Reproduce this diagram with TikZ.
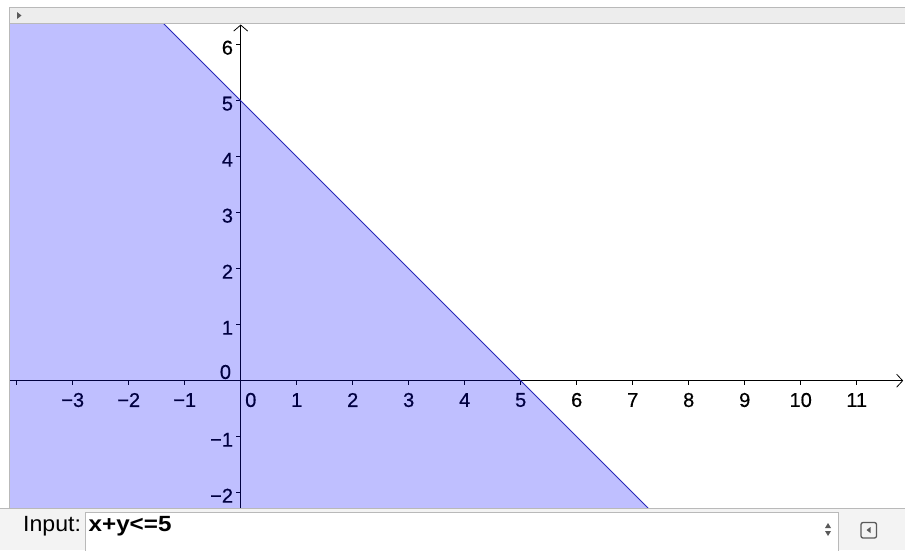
\documentclass[tikz,border=0pt]{standalone}
\usepackage{fontspec}
\setmainfont{Liberation Sans}
\newfontfamily\lblfont[FakeBold=0.5]{Liberation Sans}
\newfontfamily\uifont[FakeStretch=1.1]{Liberation Sans}
\newfontfamily\uilblfont[FakeStretch=1.05]{Liberation Sans}
\usetikzlibrary{arrows.meta}
\definecolor{barbg}{RGB}{237,237,237}
\definecolor{uibg}{RGB}{243,243,243}
\definecolor{barline}{RGB}{185,185,185}
\definecolor{regionblue}{RGB}{0,0,255}
\definecolor{boundary}{RGB}{40,40,185}
\definecolor{icongray}{RGB}{90,90,90}
\begin{document}
\begin{tikzpicture}[x=1pt,y=-1pt,
  ticklbl/.style={font=\lblfont\fontsize{20}{22}\selectfont, inner sep=0pt},
  uitext/.style={font=\uifont\fontsize{22}{24}\selectfont, inner sep=0pt, anchor=base west},
  uilabel/.style={font=\uilblfont\fontsize{22}{24}\selectfont, inner sep=0pt, anchor=base west},
  axisline/.style={line width=0.8pt, black},
  tickline/.style={line width=0.7pt, black}]
\useasboundingbox (0,0) rectangle (905,550);
\fill[white] (0,0) rectangle (905,550);
% top bar
\fill[barbg] (9,7) rectangle (905,24);
\draw[barline] (9,7.5) -- (905,7.5);
\draw[barline] (9,23.5) -- (905,23.5);
\draw[barline] (9.5,7) -- (9.5,508);
\fill[icongray] (17,12) -- (21.5,15.5) -- (17,19) -- cycle;
% graphics view
\begin{scope}
\clip (10,24) rectangle (905,508);
\begin{scope}[shift={(240.7,380.7)}, x=56pt, y=56pt]
  \draw[axisline, -{Straight Barb[length=6pt,width=13pt]}] (-4.5,0) -- (11.83,0);
  \draw[axisline, -{Straight Barb[length=6pt,width=14pt]}] (0,-2.5) -- (0,6.36);
  \foreach \i in {-4,-3,-2,-1,1,2,3,4,5,6,7,8,9,10,11}
    \draw[tickline] (\i,0) -- ++(0,-4.5pt);
  \foreach \j in {-2,-1,1,2,3,4,5,6}
    \draw[tickline] (0,\j) -- ++(-4.5pt,0);
  \foreach \i/\t in {-3/−3,-2/−2,-1/−1,1/1,2/2,3/3,4/4,5/5,6/6,7/7,8/8,9/9,10/10,11/11}
    \node[ticklbl] (xl\i) at ([yshift=-19.3pt]\i,0) {\t};
  \node[ticklbl] (xl0) at ([yshift=-19.3pt]0.18,0) {0};
  \foreach \j/\t in {-2/−2,-1/−1,1/1,2/2,3/3,4/4,5/5,6/6}
    \node[ticklbl, anchor=east] (yl\j) at ([xshift=-7.5pt,yshift=-3pt]0,\j) {\t};
  \node[ticklbl, anchor=east] (yl0) at ([xshift=-9.5pt,yshift=8.7pt]0,0) {0};
  % inequality region
  \fill[regionblue, fill opacity=0.25] (-5,10) -- (8,-3) -- (-5,-3) -- cycle;
  \draw[boundary, line width=1pt] (-5,10) -- (8,-3);
\end{scope}
\end{scope}
% input bar
\fill[uibg] (0,508) rectangle (905,550);
\draw[barline] (0,508.5) -- (905,508.5);
\draw[barline, fill=white] (85.5,512.5) rectangle (838.5,551);
\node[uilabel] (inlbl) at (23,531.5) {Input:};
\node[uitext] (intext) at (88.5,531.5) {\bfseries x+y<=5};
\fill[icongray] (825,528) -- (831,528) -- (828,523) -- cycle;
\fill[icongray] (825,531) -- (831,531) -- (828,536) -- cycle;
\draw[icongray, line width=1.3pt, rounded corners=2pt] (861,522.5) rectangle (876.5,538);
\fill[icongray] (870.5,527) -- (870.5,533) -- (866.5,530) -- cycle;
\end{tikzpicture}
\end{document}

> _TASK TO COMPLETE_
Reproduce each line exactly, please, except for any pictures.

> _RESPONSE_
Reproduce this diagram with TikZ.
\documentclass[tikz,border=0pt]{standalone}
\usepackage{fontspec}
\setmainfont{Liberation Sans}
\newfontfamily\lblfont[FakeBold=0.5]{Liberation Sans}
\newfontfamily\uifont[FakeStretch=1.1]{Liberation Sans}
\newfontfamily\uilblfont[FakeStretch=1.05]{Liberation Sans}
\usetikzlibrary{arrows.meta}
\definecolor{barbg}{RGB}{237,237,237}
\definecolor{uibg}{RGB}{243,243,243}
\definecolor{barline}{RGB}{185,185,185}
\definecolor{regionblue}{RGB}{0,0,255}
\definecolor{boundary}{RGB}{40,40,185}
\definecolor{icongray}{RGB}{90,90,90}
\begin{document}
\begin{tikzpicture}[x=1pt,y=-1pt,
  ticklbl/.style={font=\lblfont\fontsize{20}{22}\selectfont, inner sep=0pt},
  uitext/.style={font=\uifont\fontsize{22}{24}\selectfont, inner sep=0pt, anchor=base west},
  uilabel/.style={font=\uilblfont\fontsize{22}{24}\selectfont, inner sep=0pt, anchor=base west},
  axisline/.style={line width=0.8pt, black},
  tickline/.style={line width=0.7pt, black}]
\useasboundingbox (0,0) rectangle (905,550);
\fill[white] (0,0) rectangle (905,550);
% top bar
\fill[barbg] (9,7) rectangle (905,24);
\draw[barline] (9,7.5) -- (905,7.5);
\draw[barline] (9,23.5) -- (905,23.5);
\draw[barline] (9.5,7) -- (9.5,508);
\fill[icongray] (17,12) -- (21.5,15.5) -- (17,19) -- cycle;
% graphics view
\begin{scope}
\clip (10,24) rectangle (905,508);
\begin{scope}[shift={(240.7,380.7)}, x=56pt, y=56pt]
  \draw[axisline, -{Straight Barb[length=6pt,width=13pt]}] (-4.5,0) -- (11.83,0);
  \draw[axisline, -{Straight Barb[length=6pt,width=14pt]}] (0,-2.5) -- (0,6.36);
  \foreach \i in {-4,-3,-2,-1,1,2,3,4,5,6,7,8,9,10,11}
    \draw[tickline] (\i,0) -- ++(0,-4.5pt);
  \foreach \j in {-2,-1,1,2,3,4,5,6}
    \draw[tickline] (0,\j) -- ++(-4.5pt,0);
  \foreach \i/\t in {-3/−3,-2/−2,-1/−1,1/1,2/2,3/3,4/4,5/5,6/6,7/7,8/8,9/9,10/10,11/11}
    \node[ticklbl] (xl\i) at ([yshift=-19.3pt]\i,0) {\t};
  \node[ticklbl] (xl0) at ([yshift=-19.3pt]0.18,0) {0};
  \foreach \j/\t in {-2/−2,-1/−1,1/1,2/2,3/3,4/4,5/5,6/6}
    \node[ticklbl, anchor=east] (yl\j) at ([xshift=-7.5pt,yshift=-3pt]0,\j) {\t};
  \node[ticklbl, anchor=east] (yl0) at ([xshift=-9.5pt,yshift=8.7pt]0,0) {0};
  % inequality region
  \fill[regionblue, fill opacity=0.25] (-5,10) -- (8,-3) -- (-5,-3) -- cycle;
  \draw[boundary, line width=1pt] (-5,10) -- (8,-3);
\end{scope}
\end{scope}
% input bar
\fill[uibg] (0,508) rectangle (905,550);
\draw[barline] (0,508.5) -- (905,508.5);
\draw[barline, fill=white] (85.5,512.5) rectangle (838.5,551);
\node[uilabel] (inlbl) at (23,531.5) {Input:};
\node[uitext] (intext) at (88.5,531.5) {\bfseries x+y<=5};
\fill[icongray] (825,528) -- (831,528) -- (828,523) -- cycle;
\fill[icongray] (825,531) -- (831,531) -- (828,536) -- cycle;
\draw[icongray, line width=1.3pt, rounded corners=2pt] (861,522.5) rectangle (876.5,538);
\fill[icongray] (870.5,527) -- (870.5,533) -- (866.5,530) -- cycle;
\end{tikzpicture}
\end{document}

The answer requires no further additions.